Originally bones were just dumped randomly into the tunnels but later inspectors started organizing them… skulls were formed into hearts, bones neatly lined up in fancy patterns and tomb monuments that had been in the cemetery were used as decoration. A sign was carved above the main entrance warning “Stop, Here lies the Empire of the Dead”. The tunnels continued to be used for fresh bodies. Many of those killed during the Revolution, including Robespierre, ended up under the streets of Paris. It is believed the remains of about 6 million bodies are resting here.
This underground labyrinth of passages and bones entered Paris lore. Victor Hugo used his extensive knowledge in his book Les Miserable while the Phantom hides in the tunnels beneath the Opera. In real life, the Communards executed Monarchists in the subterranean caves in 1871. During WWII the Germans built bunkers while the Resistance fighters hid in the old quarries using them to escape the Nazis.
Since the days of Louis XVI the catacombs and tunnels have been a dangerous fascination, and a frustration to the government, which is always trying to restrict access. Almost immediately after Louis had the bodies moved people clamoured to visit leaving graffiti, stealing bones and getting lost. The church was dismayed… such sacrilege. Back in the day, you had to know someone to get special permission. But by 1867 they were opened to tourists once a month and increasingly frequently thereafter. Today you can tour a small portion of the “Empire of the Dead” everyday but Monday and public holidays.
Officially that is. Not surprisingly, this does not satisfy everyone. You can just imagine how tempting it must be to go off and explore on your own. Maps exist of the tunnels and there are still plaques indicating the names of some above ground streets. That said, it is still a pretty complex place to investigate… a lot of the streets have changed names since the plaques were made, cave-in still happen, some portions are flooded with water while other passages are littered with aging wires and pipes.
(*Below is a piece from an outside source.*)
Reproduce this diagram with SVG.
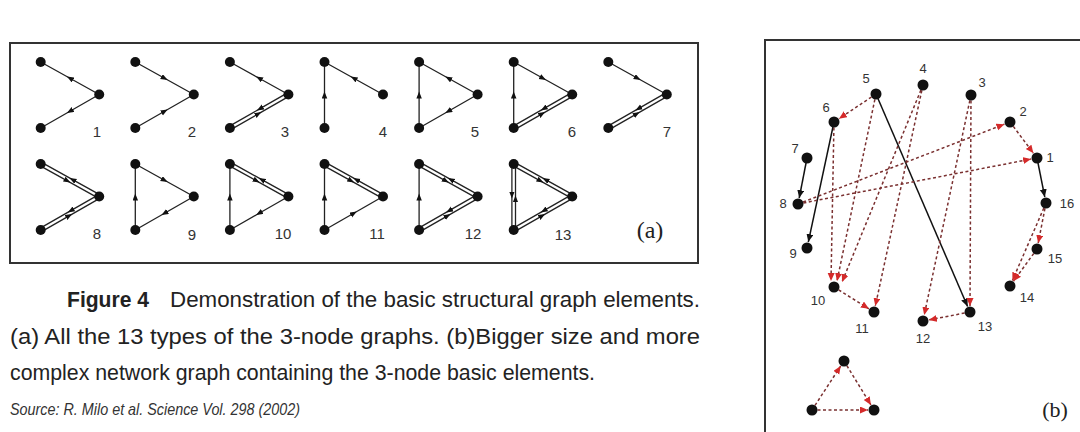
<svg xmlns="http://www.w3.org/2000/svg" xmlns:xlink="http://www.w3.org/1999/xlink" width="1080" height="432" viewBox="0 0 1080 432">
<style>
.frame{fill:none;stroke:#333;stroke-width:2}
.e{fill:none;stroke:#222;stroke-width:1.3;marker-mid:url(#ah)}
.nd{fill:#111}
.ml{font-family:"Liberation Sans",Arial,sans-serif;font-size:15px;fill:#333;text-anchor:middle}
.pl{font-family:"Liberation Serif","Times New Roman",serif;fill:#222;text-anchor:middle}
.cap{font-family:"Liberation Sans Narrow","Arial Narrow","Liberation Sans",Arial,sans-serif;font-size:22px;fill:#222}
.src{font-family:"Liberation Sans Narrow","Arial Narrow","Liberation Sans",Arial,sans-serif;font-size:17px;font-style:italic;fill:#333}
.bl{font-family:"Liberation Sans",Arial,sans-serif;font-size:13px;fill:#333;text-anchor:middle}
.sol{fill:none;stroke:#111;stroke-width:1.5;marker-end:url(#bk)}
.dsh{fill:none;stroke:#7a3030;stroke-width:1.5;stroke-dasharray:3 2.5;marker-end:url(#rd)}
.bn{fill:#111}
</style>
<defs>
<marker id="ah" markerUnits="userSpaceOnUse" markerWidth="8" markerHeight="6" refX="3.5" refY="2.75" orient="auto"><path d="M0,0 L7,2.75 L0,5.5 z" fill="#111"/></marker>
<marker id="bk" markerUnits="userSpaceOnUse" markerWidth="9" markerHeight="8" refX="8" refY="3.5" orient="auto"><path d="M0,0 L8,3.5 L0,7 z" fill="#111"/></marker>
<marker id="rd" markerUnits="userSpaceOnUse" markerWidth="9" markerHeight="8" refX="8" refY="3.5" orient="auto"><path d="M0,0 L8,3.5 L0,7 z" fill="#d42a2a"/></marker>
<g id="TtoR"><polyline class="e" points="0,0 29.25,16.25 58.5,32.5"/></g>
<g id="RtoT"><polyline class="e" points="58.5,32.5 29.25,16.25 0,0"/></g>
<g id="BtoR"><polyline class="e" points="0,66 29.25,49.25 58.5,32.5"/></g>
<g id="RtoB"><polyline class="e" points="58.5,32.5 29.25,49.25 0,66"/></g>
<g id="BtoT"><polyline class="e" points="0,66 0,33 0,0"/></g>
<g id="dTR"><polyline class="e" points="-0.875,1.573 26.62,16.848 57.625,34.073"/><polyline class="e" points="59.375,30.927 31.88,15.652 0.875,-1.573"/></g>
<g id="dBR"><polyline class="e" points="0.895,67.562 28.39,51.817 59.395,34.062"/><polyline class="e" points="57.605,30.938 30.11,46.683 -0.895,64.438"/></g>
<g id="dBT"><polyline class="e" points="1.8,66 1.8,34.98 1.8,0"/><polyline class="e" points="-1.8,0 -1.8,31.02 -1.8,66"/></g>
<g id="nodes"><circle class="nd" cx="0" cy="0" r="5"/><circle class="nd" cx="58.5" cy="32.5" r="5"/><circle class="nd" cx="0" cy="66" r="5"/></g>
</defs>
<rect width="1080" height="432" fill="#fff"/>

<g id="panel-a">
<rect class="frame" x="10" y="43" width="688" height="220"/>
<g id="m1" transform="translate(40.7,62)"><use href="#RtoT"/><use href="#RtoB"/><use href="#nodes"/></g>
<g id="m2" transform="translate(135.3,62)"><use href="#TtoR"/><use href="#BtoR"/><use href="#nodes"/></g>
<g id="m3" transform="translate(229.9,62)"><use href="#RtoT"/><use href="#dBR"/><use href="#nodes"/></g>
<g id="m4" transform="translate(324.5,62)"><use href="#BtoT"/><use href="#RtoT"/><use href="#nodes"/></g>
<g id="m5" transform="translate(419.1,62)"><use href="#BtoT"/><use href="#RtoT"/><use href="#RtoB"/><use href="#nodes"/></g>
<g id="m6" transform="translate(513.7,62)"><use href="#BtoT"/><use href="#TtoR"/><use href="#dBR"/><use href="#nodes"/></g>
<g id="m7" transform="translate(608.3,62)"><use href="#TtoR"/><use href="#dBR"/><use href="#nodes"/></g>
<g id="m8" transform="translate(40.7,164)"><use href="#dTR"/><use href="#dBR"/><use href="#nodes"/></g>
<g id="m9" transform="translate(135.3,164)"><use href="#BtoT"/><use href="#TtoR"/><use href="#RtoB"/><use href="#nodes"/></g>
<g id="m10" transform="translate(229.9,164)"><use href="#BtoT"/><use href="#dTR"/><use href="#RtoB"/><use href="#nodes"/></g>
<g id="m11" transform="translate(324.5,164)"><use href="#BtoT"/><use href="#dTR"/><use href="#BtoR"/><use href="#nodes"/></g>
<g id="m12" transform="translate(419.1,164)"><use href="#BtoT"/><use href="#dTR"/><use href="#dBR"/><use href="#nodes"/></g>
<g id="m13" transform="translate(513.7,164)"><use href="#dBT"/><use href="#dTR"/><use href="#dBR"/><use href="#nodes"/></g>
<g id="motif-labels">
<text class="ml" x="97" y="137">1</text>
<text class="ml" x="192" y="137">2</text>
<text class="ml" x="285" y="137">3</text>
<text class="ml" x="383" y="137">4</text>
<text class="ml" x="475" y="137">5</text>
<text class="ml" x="572" y="137">6</text>
<text class="ml" x="667" y="137">7</text>
<text class="ml" x="97" y="239">8</text>
<text class="ml" x="192" y="240">9</text>
<text class="ml" x="283" y="239">10</text>
<text class="ml" x="377" y="239">11</text>
<text class="ml" x="473" y="239">12</text>
<text class="ml" x="563" y="240">13</text>
</g>
<text class="pl" x="650" y="238" font-size="24">(a)</text>
</g>

<g id="caption">
<text class="cap" x="67" y="307" font-weight="bold" textLength="82" lengthAdjust="spacingAndGlyphs">Figure 4</text>
<text class="cap" x="170" y="307" textLength="530" lengthAdjust="spacingAndGlyphs">Demonstration of the basic structural graph elements.</text>
<text class="cap" x="10" y="344" textLength="690" lengthAdjust="spacingAndGlyphs">(a) All the 13 types of the 3-node graphs. (b)Bigger size and more</text>
<text class="cap" x="10" y="380" textLength="585" lengthAdjust="spacingAndGlyphs">complex network graph containing the 3-node basic elements.</text>
<text class="src" x="10" y="415" textLength="290" lengthAdjust="spacingAndGlyphs">Source: R. Milo et al. Science Vol. 298 (2002)</text>
</g>

<g id="panel-b">
<path class="frame" d="M1082,40 H765 V434"/>
<g id="connectors">
<line class="sol" x1="807" y1="158" x2="799.2" y2="198.1"/>
<line class="sol" x1="834" y1="122" x2="808.3" y2="242.1"/>
<line class="sol" x1="1037" y1="158" x2="1044.8" y2="197.1"/>
<line class="sol" x1="876" y1="94" x2="967.6" y2="306.5"/>
<line class="dsh" x1="876" y1="94" x2="839" y2="118.7"/>
<line class="dsh" x1="798" y1="204" x2="1004.4" y2="124.2"/>
<line class="dsh" x1="798" y1="204" x2="1031.1" y2="159.1"/>
<line class="dsh" x1="1010" y1="122" x2="1033.4" y2="153.2"/>
<line class="dsh" x1="1046" y1="203" x2="1038.2" y2="243.1"/>
<line class="dsh" x1="1046" y1="203" x2="1012.4" y2="280.5"/>
<line class="dsh" x1="1037" y1="249" x2="1013.5" y2="281.2"/>
<line class="dsh" x1="834" y1="122" x2="831" y2="281"/>
<line class="dsh" x1="876" y1="94" x2="837" y2="281"/>
<line class="dsh" x1="923" y1="85" x2="842" y2="282"/>
<line class="dsh" x1="923" y1="85" x2="875.3" y2="306.1"/>
<line class="dsh" x1="834" y1="287" x2="868.9" y2="308.8"/>
<line class="dsh" x1="971" y1="95" x2="924.2" y2="315.1"/>
<line class="dsh" x1="971" y1="95" x2="970" y2="306"/>
<line class="dsh" x1="970" y1="312" x2="928.9" y2="319.9"/>
<line class="dsh" x1="812" y1="410" x2="840.7" y2="366"/>
<line class="dsh" x1="844" y1="361" x2="870.9" y2="404.9"/>
<line class="dsh" x1="812" y1="410" x2="868" y2="410"/>
</g>
<g id="n1"><circle class="bn" cx="1037" cy="158" r="5.5"/><text class="bl" x="1050" y="162">1</text></g>
<g id="n2"><circle class="bn" cx="1010" cy="122" r="5.5"/><text class="bl" x="1023" y="116">2</text></g>
<g id="n3"><circle class="bn" cx="971" cy="95" r="5.5"/><text class="bl" x="982" y="87">3</text></g>
<g id="n4"><circle class="bn" cx="923" cy="85" r="5.5"/><text class="bl" x="923" y="73">4</text></g>
<g id="n5"><circle class="bn" cx="876" cy="94" r="5.5"/><text class="bl" x="866" y="83">5</text></g>
<g id="n6"><circle class="bn" cx="834" cy="122" r="5.5"/><text class="bl" x="826" y="112">6</text></g>
<g id="n7"><circle class="bn" cx="807" cy="158" r="5.5"/><text class="bl" x="795" y="153">7</text></g>
<g id="n8"><circle class="bn" cx="798" cy="204" r="5.5"/><text class="bl" x="783" y="208">8</text></g>
<g id="n9"><circle class="bn" cx="807" cy="248" r="5.5"/><text class="bl" x="793" y="258">9</text></g>
<g id="n10"><circle class="bn" cx="834" cy="287" r="5.5"/><text class="bl" x="818" y="305">10</text></g>
<g id="n11"><circle class="bn" cx="874" cy="312" r="5.5"/><text class="bl" x="862" y="333">11</text></g>
<g id="n12"><circle class="bn" cx="923" cy="321" r="5.5"/><text class="bl" x="923" y="343">12</text></g>
<g id="n13"><circle class="bn" cx="970" cy="312" r="5.5"/><text class="bl" x="985" y="331">13</text></g>
<g id="n14"><circle class="bn" cx="1010" cy="286" r="5.5"/><text class="bl" x="1027" y="302">14</text></g>
<g id="n15"><circle class="bn" cx="1037" cy="249" r="5.5"/><text class="bl" x="1055" y="263">15</text></g>
<g id="n16"><circle class="bn" cx="1046" cy="203" r="5.5"/><text class="bl" x="1067" y="208">16</text></g>
<g id="t1"><circle class="bn" cx="844" cy="361" r="5.5"/></g>
<g id="t2"><circle class="bn" cx="812" cy="410" r="5.5"/></g>
<g id="t3"><circle class="bn" cx="874" cy="410" r="5.5"/></g>
<text class="pl" x="1055" y="417" font-size="22">(b)</text>
</g>
</svg>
Since November 1955 it has been illegal to explore without an authorized guide and special permission. A distinct police force patrols looking for violators. They impose a fine between 60 and 100 euros when they catch someone. Not that this seems to be much of a deterrent. Regular trespassers have been labeled Catophiles. They enter the tunnels through hidden entrances and manholes to explore, clean (yes clean!), restore, host dinners and party. The police have even shut down a secret underground theatre.
Rumour has it you can find Catophiles on the Internet who will act as guides taking you off piste on tours of this illegal side of Paris. While I would love to attend an illicit dinner (in phantom costume?), I am too chicken and instead will head to the official museum.